Task objective
Find the word "page" in the data. Return every line where it appears.
▬▬▬
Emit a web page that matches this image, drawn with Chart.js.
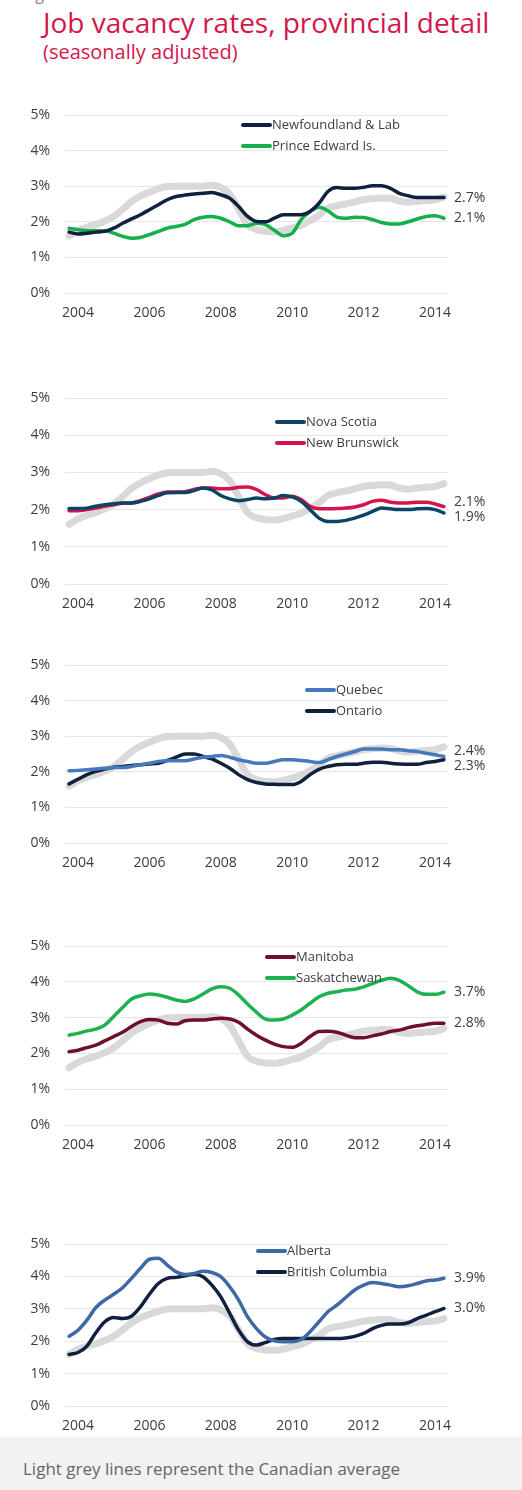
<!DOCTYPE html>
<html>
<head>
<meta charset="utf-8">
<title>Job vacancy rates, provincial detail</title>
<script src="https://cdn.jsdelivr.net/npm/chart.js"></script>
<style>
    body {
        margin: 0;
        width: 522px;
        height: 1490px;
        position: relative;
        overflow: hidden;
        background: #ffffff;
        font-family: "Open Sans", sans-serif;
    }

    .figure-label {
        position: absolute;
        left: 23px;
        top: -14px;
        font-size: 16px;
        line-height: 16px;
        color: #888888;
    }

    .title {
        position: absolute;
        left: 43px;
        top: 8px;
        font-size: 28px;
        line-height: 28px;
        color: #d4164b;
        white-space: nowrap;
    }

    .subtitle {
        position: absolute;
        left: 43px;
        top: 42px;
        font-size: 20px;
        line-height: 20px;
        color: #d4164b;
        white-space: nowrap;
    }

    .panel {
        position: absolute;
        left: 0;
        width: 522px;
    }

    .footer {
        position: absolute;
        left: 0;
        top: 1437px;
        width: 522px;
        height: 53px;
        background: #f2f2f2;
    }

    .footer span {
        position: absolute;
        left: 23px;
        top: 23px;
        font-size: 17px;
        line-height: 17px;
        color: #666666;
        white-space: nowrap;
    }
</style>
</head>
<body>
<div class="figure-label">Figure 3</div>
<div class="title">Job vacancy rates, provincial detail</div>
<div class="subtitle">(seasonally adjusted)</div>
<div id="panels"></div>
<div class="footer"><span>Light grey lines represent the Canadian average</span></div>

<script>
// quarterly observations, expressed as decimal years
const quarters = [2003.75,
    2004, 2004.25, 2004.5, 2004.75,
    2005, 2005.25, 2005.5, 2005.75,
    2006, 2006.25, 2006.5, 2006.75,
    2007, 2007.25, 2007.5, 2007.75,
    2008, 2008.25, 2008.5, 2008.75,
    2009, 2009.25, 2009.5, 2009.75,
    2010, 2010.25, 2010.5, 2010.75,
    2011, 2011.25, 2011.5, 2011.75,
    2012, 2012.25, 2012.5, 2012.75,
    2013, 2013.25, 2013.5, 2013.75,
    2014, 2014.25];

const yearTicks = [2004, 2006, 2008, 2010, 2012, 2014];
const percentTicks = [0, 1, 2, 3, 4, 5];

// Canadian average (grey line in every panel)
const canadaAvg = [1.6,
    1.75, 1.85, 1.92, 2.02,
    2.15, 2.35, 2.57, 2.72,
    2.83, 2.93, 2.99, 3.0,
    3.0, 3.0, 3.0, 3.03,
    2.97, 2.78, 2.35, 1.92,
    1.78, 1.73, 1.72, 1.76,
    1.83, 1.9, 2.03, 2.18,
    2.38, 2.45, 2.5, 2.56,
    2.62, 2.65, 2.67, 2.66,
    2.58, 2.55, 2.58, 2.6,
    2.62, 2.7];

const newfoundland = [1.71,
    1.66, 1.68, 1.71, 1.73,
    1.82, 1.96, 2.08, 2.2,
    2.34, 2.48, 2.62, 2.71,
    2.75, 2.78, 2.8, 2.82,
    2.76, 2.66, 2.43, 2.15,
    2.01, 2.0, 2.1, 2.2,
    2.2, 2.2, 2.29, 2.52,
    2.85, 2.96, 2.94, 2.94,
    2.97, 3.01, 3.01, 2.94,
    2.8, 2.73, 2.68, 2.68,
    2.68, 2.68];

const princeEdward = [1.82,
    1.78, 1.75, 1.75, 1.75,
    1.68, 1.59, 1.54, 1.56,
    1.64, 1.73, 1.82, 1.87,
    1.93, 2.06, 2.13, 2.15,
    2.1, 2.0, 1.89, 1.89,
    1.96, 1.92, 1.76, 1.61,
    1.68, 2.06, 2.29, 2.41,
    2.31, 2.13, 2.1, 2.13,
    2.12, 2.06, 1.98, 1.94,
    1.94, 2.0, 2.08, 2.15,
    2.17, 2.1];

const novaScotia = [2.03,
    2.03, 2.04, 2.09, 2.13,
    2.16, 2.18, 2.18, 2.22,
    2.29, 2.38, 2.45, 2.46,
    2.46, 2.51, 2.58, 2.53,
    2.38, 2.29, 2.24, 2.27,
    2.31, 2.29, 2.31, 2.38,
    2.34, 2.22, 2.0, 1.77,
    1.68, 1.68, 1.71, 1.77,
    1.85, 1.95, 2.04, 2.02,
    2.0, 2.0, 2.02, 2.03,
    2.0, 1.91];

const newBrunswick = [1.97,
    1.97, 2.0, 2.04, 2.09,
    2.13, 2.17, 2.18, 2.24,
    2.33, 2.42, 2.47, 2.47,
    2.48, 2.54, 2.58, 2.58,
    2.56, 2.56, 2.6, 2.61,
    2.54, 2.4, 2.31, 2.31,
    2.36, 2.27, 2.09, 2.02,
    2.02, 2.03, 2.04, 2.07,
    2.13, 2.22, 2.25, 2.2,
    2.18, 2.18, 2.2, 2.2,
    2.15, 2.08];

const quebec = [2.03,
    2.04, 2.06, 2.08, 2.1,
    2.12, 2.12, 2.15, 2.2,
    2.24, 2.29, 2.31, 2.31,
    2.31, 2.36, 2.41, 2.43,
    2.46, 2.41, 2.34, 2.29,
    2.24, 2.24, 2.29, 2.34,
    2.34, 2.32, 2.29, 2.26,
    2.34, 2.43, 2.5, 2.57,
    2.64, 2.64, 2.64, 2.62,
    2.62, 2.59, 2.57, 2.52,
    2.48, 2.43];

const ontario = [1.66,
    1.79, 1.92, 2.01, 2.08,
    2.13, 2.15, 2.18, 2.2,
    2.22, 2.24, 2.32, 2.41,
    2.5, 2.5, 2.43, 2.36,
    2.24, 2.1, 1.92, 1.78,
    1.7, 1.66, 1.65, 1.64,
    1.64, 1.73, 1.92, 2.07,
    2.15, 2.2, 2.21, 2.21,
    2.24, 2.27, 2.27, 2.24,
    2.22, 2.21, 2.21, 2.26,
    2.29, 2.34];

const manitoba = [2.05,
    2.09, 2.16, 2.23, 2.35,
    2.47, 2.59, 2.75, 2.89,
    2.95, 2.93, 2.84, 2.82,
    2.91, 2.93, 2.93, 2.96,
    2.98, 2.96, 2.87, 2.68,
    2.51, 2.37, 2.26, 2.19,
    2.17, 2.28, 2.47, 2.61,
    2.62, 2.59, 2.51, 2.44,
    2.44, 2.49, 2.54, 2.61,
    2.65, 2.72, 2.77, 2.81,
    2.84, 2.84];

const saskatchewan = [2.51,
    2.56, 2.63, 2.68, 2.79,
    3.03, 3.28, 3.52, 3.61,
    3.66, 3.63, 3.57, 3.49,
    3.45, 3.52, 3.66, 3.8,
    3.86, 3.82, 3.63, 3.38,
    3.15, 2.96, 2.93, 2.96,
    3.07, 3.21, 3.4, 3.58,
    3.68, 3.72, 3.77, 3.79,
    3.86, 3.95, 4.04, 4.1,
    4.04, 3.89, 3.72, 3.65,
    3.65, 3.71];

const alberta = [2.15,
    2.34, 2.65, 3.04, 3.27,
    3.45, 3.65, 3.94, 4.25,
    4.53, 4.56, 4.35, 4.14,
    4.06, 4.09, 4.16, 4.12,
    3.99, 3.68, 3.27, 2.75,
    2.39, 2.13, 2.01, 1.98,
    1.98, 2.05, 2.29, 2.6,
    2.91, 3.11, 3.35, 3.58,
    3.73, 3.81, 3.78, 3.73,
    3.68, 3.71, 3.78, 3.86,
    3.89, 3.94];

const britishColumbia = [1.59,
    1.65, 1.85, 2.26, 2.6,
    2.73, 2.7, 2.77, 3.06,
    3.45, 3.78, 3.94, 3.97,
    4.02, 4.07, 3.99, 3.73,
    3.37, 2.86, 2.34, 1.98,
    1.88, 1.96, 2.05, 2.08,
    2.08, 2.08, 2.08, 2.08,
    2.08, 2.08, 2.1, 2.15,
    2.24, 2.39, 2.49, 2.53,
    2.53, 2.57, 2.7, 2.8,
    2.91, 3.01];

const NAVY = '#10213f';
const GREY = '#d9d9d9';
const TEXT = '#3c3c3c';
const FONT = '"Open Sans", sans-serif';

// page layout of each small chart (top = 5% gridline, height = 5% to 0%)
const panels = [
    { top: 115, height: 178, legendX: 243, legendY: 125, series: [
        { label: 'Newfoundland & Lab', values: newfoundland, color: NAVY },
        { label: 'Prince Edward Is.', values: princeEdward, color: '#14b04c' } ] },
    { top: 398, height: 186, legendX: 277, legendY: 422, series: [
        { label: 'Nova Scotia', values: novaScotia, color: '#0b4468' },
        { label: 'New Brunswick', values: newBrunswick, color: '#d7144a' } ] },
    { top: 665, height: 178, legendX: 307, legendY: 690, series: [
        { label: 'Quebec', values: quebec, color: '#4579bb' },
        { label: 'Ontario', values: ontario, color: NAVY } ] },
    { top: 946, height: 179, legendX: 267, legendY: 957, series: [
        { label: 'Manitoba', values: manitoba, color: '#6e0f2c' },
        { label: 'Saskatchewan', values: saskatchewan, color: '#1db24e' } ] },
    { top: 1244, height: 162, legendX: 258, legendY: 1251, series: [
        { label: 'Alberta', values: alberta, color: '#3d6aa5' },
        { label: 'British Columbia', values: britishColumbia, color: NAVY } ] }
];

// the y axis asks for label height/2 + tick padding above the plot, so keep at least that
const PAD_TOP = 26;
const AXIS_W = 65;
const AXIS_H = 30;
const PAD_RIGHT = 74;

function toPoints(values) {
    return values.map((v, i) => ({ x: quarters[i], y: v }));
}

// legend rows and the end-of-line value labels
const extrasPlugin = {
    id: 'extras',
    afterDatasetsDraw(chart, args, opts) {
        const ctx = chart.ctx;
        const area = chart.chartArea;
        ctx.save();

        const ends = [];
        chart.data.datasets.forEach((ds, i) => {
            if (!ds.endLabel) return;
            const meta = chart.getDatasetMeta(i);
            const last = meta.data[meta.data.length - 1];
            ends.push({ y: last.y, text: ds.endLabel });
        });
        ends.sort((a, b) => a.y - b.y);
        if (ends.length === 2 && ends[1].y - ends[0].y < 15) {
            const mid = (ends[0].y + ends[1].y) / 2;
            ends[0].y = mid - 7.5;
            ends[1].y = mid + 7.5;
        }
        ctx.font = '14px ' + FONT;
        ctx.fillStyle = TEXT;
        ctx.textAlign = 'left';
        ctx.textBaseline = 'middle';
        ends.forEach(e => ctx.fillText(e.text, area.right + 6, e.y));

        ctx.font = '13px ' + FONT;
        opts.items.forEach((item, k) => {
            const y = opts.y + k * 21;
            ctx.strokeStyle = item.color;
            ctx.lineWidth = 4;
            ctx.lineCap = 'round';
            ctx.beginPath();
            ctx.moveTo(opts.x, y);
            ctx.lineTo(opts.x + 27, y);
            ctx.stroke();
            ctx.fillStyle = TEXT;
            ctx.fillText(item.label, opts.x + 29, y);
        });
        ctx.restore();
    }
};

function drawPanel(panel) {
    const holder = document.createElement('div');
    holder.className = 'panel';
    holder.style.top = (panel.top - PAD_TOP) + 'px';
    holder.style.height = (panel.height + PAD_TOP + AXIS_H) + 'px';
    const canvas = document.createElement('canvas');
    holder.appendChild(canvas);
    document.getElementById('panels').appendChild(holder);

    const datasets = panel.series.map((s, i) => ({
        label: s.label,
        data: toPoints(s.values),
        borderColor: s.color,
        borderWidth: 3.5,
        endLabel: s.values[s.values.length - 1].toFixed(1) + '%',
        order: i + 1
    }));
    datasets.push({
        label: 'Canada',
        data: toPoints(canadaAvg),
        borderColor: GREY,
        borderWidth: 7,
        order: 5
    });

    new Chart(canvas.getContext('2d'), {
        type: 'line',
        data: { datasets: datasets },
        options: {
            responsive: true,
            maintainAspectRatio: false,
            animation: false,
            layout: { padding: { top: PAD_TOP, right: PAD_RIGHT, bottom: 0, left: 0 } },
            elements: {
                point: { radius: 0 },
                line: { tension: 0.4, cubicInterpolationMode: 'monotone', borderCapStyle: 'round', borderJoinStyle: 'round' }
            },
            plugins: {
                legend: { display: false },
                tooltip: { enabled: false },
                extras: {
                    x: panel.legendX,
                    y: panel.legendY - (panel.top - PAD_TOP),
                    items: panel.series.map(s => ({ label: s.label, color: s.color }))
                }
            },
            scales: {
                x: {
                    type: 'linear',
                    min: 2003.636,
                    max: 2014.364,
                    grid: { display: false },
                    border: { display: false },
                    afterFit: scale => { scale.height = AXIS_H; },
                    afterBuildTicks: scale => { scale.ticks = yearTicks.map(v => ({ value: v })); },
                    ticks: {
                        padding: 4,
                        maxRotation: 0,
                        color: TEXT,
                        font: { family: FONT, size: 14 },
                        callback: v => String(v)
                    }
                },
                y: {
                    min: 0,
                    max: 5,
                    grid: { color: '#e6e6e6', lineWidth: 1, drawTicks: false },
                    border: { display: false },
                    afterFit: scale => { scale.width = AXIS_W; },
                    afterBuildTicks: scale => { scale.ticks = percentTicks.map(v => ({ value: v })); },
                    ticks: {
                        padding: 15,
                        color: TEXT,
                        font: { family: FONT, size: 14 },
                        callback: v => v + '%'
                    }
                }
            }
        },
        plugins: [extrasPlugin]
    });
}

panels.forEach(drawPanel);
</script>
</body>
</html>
▬▬▬
Full solution
Emit a web page that matches this image, drawn with Chart.js.
// page layout of each small chart (top = 5% gridline, height = 5% to 0%)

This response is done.